If we want to live in an open data society then we have to build it, and it we want an open Web then we have to build it, too. Which means that those advocating openness will inevitably end up taking sides in the conflict between those who believe the first part of Stewart Brand’s famous epithet
Information wants to be free
And those who prefer the less well-known second half
Information wants to be expensive
If we think about the open Web as an extension of liberal society to an IP-based world, we can begin to see why many actors are fundamentally suspicious of or opposed to the open Web. They include Government, commercial actors, rights holders, theocrats (of all faiths), censors and fascists (of all political persuasions).
All have reasons to limit online freedoms and to restrict creative and challenging uses of the Web. All seek to monitor and thereby control the flow of ideas, topics of debate, creative expression and political activity — all things which the open Web supports.
What do We Need from Web Science?
Science and politics are inextricably linked, but in general only the politicians are comfortable with this, using science to justify policy (and ignoring it when it is expedient to do so) without considering it.
But Web science can be applied to the creation and sustenance of an open Web, if those involved in the work choose to engage.
First, however, you have to take sides against the dangerous trend of turning the Internet into a zone of military engagement, where it has been weaponised, compromised and subverted by the governments, secret services, police forces and military agencies of all countries.
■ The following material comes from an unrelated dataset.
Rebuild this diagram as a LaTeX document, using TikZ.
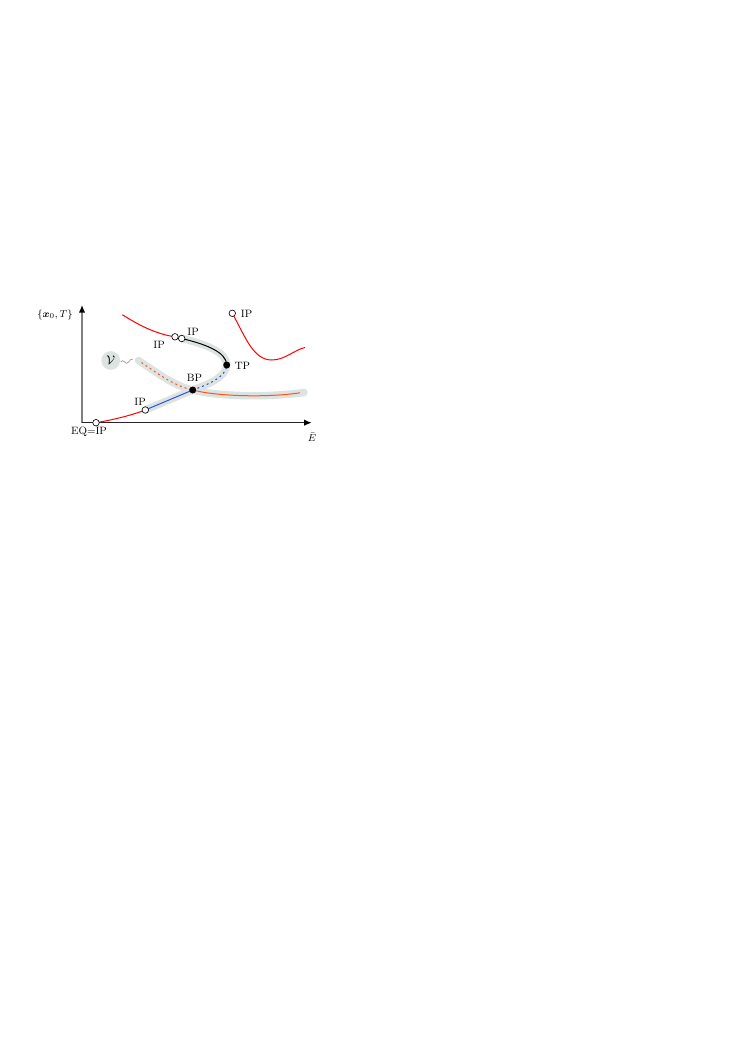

One tool to use here is of course the identification and labelling of the weapons, and here there may be scope for the Web equivalent of a ‘Department of War Studies’, considering how to observe and make public the military uses of the web.
On a more positive note, work needs to continue to define ‘goodness’ — to determine metrics that define a ‘healthy’ Web, and use them to monitor its health over time. At the same time we need to build defences, and explore the characteristics of the web that help preserve openness, determining which attributes are core and must be defended.
Underpinning this must be a willingness to shape policy and shape technology: if we are going to programme the social machine from within we need to know which levers to pull, but we also need a political programme to drive the technical programming.
Let’s start on the political theory of the open data society and the ways the open web can sustain it, and see how many social problems we can solve from that perspective — and try to do it without descending into the solutionism decried by Evgeny Morozov.
We will only have an open Web if we build and defend it against those who see in it challenges to their authority. They are right to fear it. We are right to build it.
 The Open Definition notes that ‘A piece of data or content is open if anyone is free to use, reuse, and redistribute it — subject only, at most, to the requirement to attribute and/or share-alike’ . — See more at: http://opendefinition.org/
 See for example the analysis in Hafner & Lyon (1988)
 An API is an ‘application programming interface’, the way a computer program accesses a data set either locally or over the network.
 The earliest recorded occurrence of the expression was at the first Hackers Conference in 1984. Brand told Apple Computer co-founder Steve Wozniak:
On the one hand information wants to be expensive, because it’s so valuable. The right information in the right place just changes your life. On the other hand, information wants to be free, because the cost of getting it out is getting lower and lower all the time. So you have these two fighting against each other.
 Or ‘controlled’. The two are equivalent in many online settings.